Additive manufacturing of alumide jewellery
conference contributionposted on 14.12.2012 by D.J. de Beer, L. Becker, P. van der Walt, D. Mauchline, Ian Campbell, L.T. Dean
Any type of content contributed to an academic conference, such as papers, presentations, lectures or proceedings.
Additive Manufacturing (AM) has been used for various jewellery applications in the recent past - both through direct and indirect use of AM products. The typical trend for direct manufactured jewellery has however, been dominated by metals-based applications. Materialise, through their MGX collection, has helped to set a new trend of doing functional design / functional art through amongst others, direct laser sintered polymers. They have created a significant demand for direct manufactured products that are not possible to manufacture with conventional technologies.

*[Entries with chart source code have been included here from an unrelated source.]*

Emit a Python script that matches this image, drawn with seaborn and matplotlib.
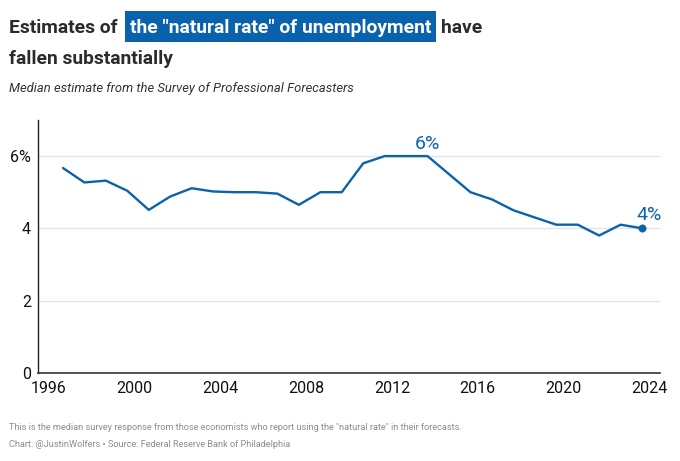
import matplotlib
matplotlib.use("Agg")
import matplotlib.pyplot as plt
from matplotlib.patches import Rectangle
import seaborn as sns
import pandas as pd

# ---- data ----
years = list(range(1996, 2024))
nairu = [5.67, 5.27, 5.32, 5.04, 4.51, 4.88, 5.11, 5.02, 5.0, 5.0, 4.96, 4.65, 5.0, 5.0,
         5.8, 6.0, 6.0, 6.0, 5.5, 5.0, 4.8, 4.5, 4.3, 4.1, 4.1, 3.8, 4.1, 4.0]
survey_date = "08-31"  # Q3 survey each year
x_ticks = [1996, 2000, 2004, 2008, 2012, 2016, 2020, 2024]
y_ticks = [0, 2, 4, 6]
y_tick_labels = ["0", "2", "4", "6%"]
peak_label = "6%"
last_label = "4%"

title_pre = "Estimates of"
title_hl = 'the "natural rate" of unemployment'
title_post = "have"
title_line2 = "fallen substantially"
subtitle = "Median estimate from the Survey of Professional Forecasters"
note1 = 'This is the median survey response from those economists who report using the "natural rate" in their forecasts.'
note2 = "Chart: @JustinWolfers \u2022 Source: Federal Reserve Bank of Philadelphia"

dates = pd.to_datetime([f"{y}-{survey_date}" for y in years])
frac = [d.year + (d.dayofyear - 1) / 365.0 for d in dates]
df = pd.DataFrame({"x": frac, "rate": nairu})

BLUE = "#0b62ac"
W, H = 680, 461

sns.set_theme(style="white")
plt.rcParams["font.family"] = ["Roboto", "DejaVu Sans"]

fig = plt.figure(figsize=(W / 100, H / 100), dpi=100)
ax = fig.add_axes([38 / W, 1 - 372.7 / H, (660 - 38) / W, (372.7 - 120) / H])

sns.lineplot(data=df, x="x", y="rate", ax=ax, color=BLUE, linewidth=1.7)
last = df.iloc[[-1]]
sns.scatterplot(data=last, x="x", y="rate", ax=ax, color=BLUE, s=28, edgecolor=BLUE, zorder=5)

ax.set_xlim(1995.5, 2024.5)
ax.set_ylim(0, 7)
ax.set_xticks(x_ticks)
ax.set_xticklabels([str(t) for t in x_ticks], fontsize=11.5, color="#111111")
ax.set_yticks(y_ticks)
ax.set_yticklabels(y_tick_labels, fontsize=11.5, color="#111111")
ax.tick_params(axis="x", length=0, pad=6)
ax.tick_params(axis="y", length=0, pad=5)
ax.set_xlabel("")
ax.set_ylabel("")
for yv in y_ticks[1:]:
    ax.axhline(yv, color="#e4e4e4", linewidth=0.9, zorder=0)
for s in ["top", "right"]:
    ax.spines[s].set_visible(False)
ax.spines["left"].set_color("#222222")
ax.spines["bottom"].set_color("#333333")
ax.spines["left"].set_linewidth(1.0)
ax.spines["bottom"].set_linewidth(1.2)

# annotations
ipk = nairu.index(6.0) + 2
ax.annotate(peak_label, (df["x"][ipk], nairu[ipk]), xytext=(0, 2), textcoords="offset points",
            ha="center", va="bottom", color=BLUE, fontsize=14)
ax.annotate(last_label, (df["x"].iloc[-1], nairu[-1]), xytext=(5, 3), textcoords="offset points",
            ha="center", va="bottom", color=BLUE, fontsize=14)

# title with highlight
fig.canvas.draw()
r = fig.canvas.get_renderer()
tsize = 13.9
TC = "#2b2b2b"
base1 = 1 - 33 / H
t1 = fig.text(9 / W, base1, title_pre, fontsize=tsize, fontweight="bold", color=TC,
              va="baseline", ha="left")
e1 = t1.get_window_extent(r)
hx = e1.x1 + 12
t2 = fig.text(hx / W, base1, title_hl, fontsize=tsize, fontweight="bold", color="white",
              va="baseline", ha="left", zorder=3)
e2 = t2.get_window_extent(r)
fig.patches.append(Rectangle(((hx - 5) / W, 1 - 42 / H), (e2.x1 - hx + 10) / W, 31 / H,
                             transform=fig.transFigure, facecolor=BLUE, edgecolor="none", zorder=2))
fig.text((e2.x1 + 10) / W, base1, title_post, fontsize=tsize, fontweight="bold", color=TC,
         va="baseline", ha="left")
fig.text(9 / W, 1 - 64 / H, title_line2, fontsize=tsize, fontweight="bold", color=TC,
         va="baseline", ha="left")
fig.text(9 / W, 1 - 92 / H, subtitle, fontsize=9.4, style="italic", color="#333333",
         va="baseline", ha="left")
fig.text(9 / W, 1 - 430 / H, note1, fontsize=6.6, color="#8c8c8c", va="baseline", ha="left")
fig.text(9 / W, 1 - 447 / H, note2, fontsize=6.6, color="#8c8c8c", va="baseline", ha="left")

fig.savefig("out.png", dpi=100)
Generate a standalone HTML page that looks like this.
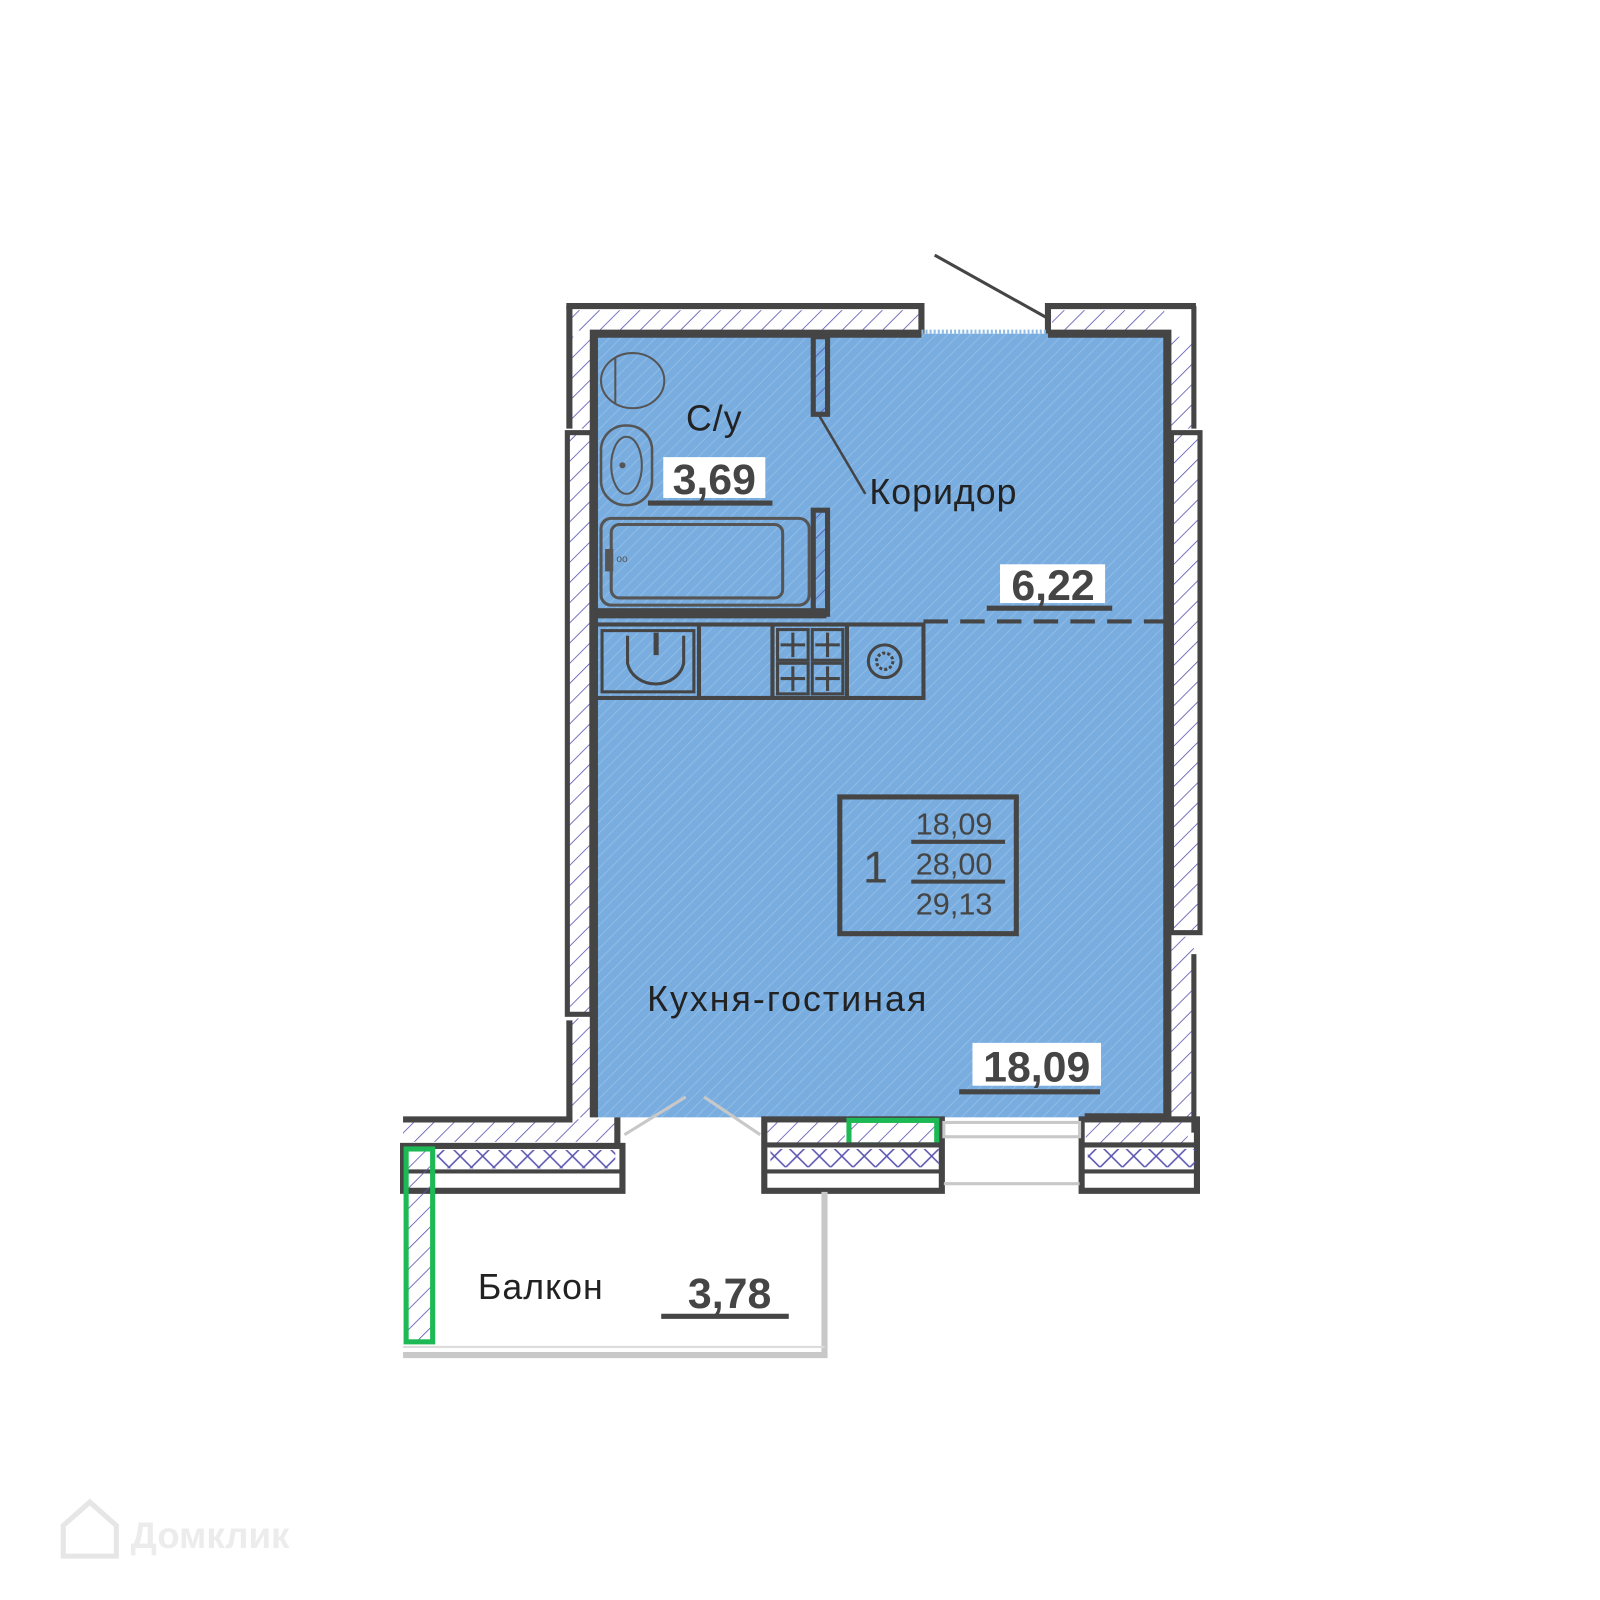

More importantly, some of these designs enable an element of personalisation, to lead to "bespoke art". Within a collaborative research project between De Montfort University (UK), Loughborough University (UK) and Vaal University of Technology (SA), one of the specific research outcomes was aimed at producing designs for direct AM jewellery in AlumideTM, an Aluminum and Nylon matrix. The objective was to go beyond complex shapes, to also create innovative techniques for insertion of gemstones in these designs, to result in limited production of "bespoke jewellery series". The paper and associated presentation will report on work in progress from the collaborative project, and will discuss first results, problem areas and future possibilities.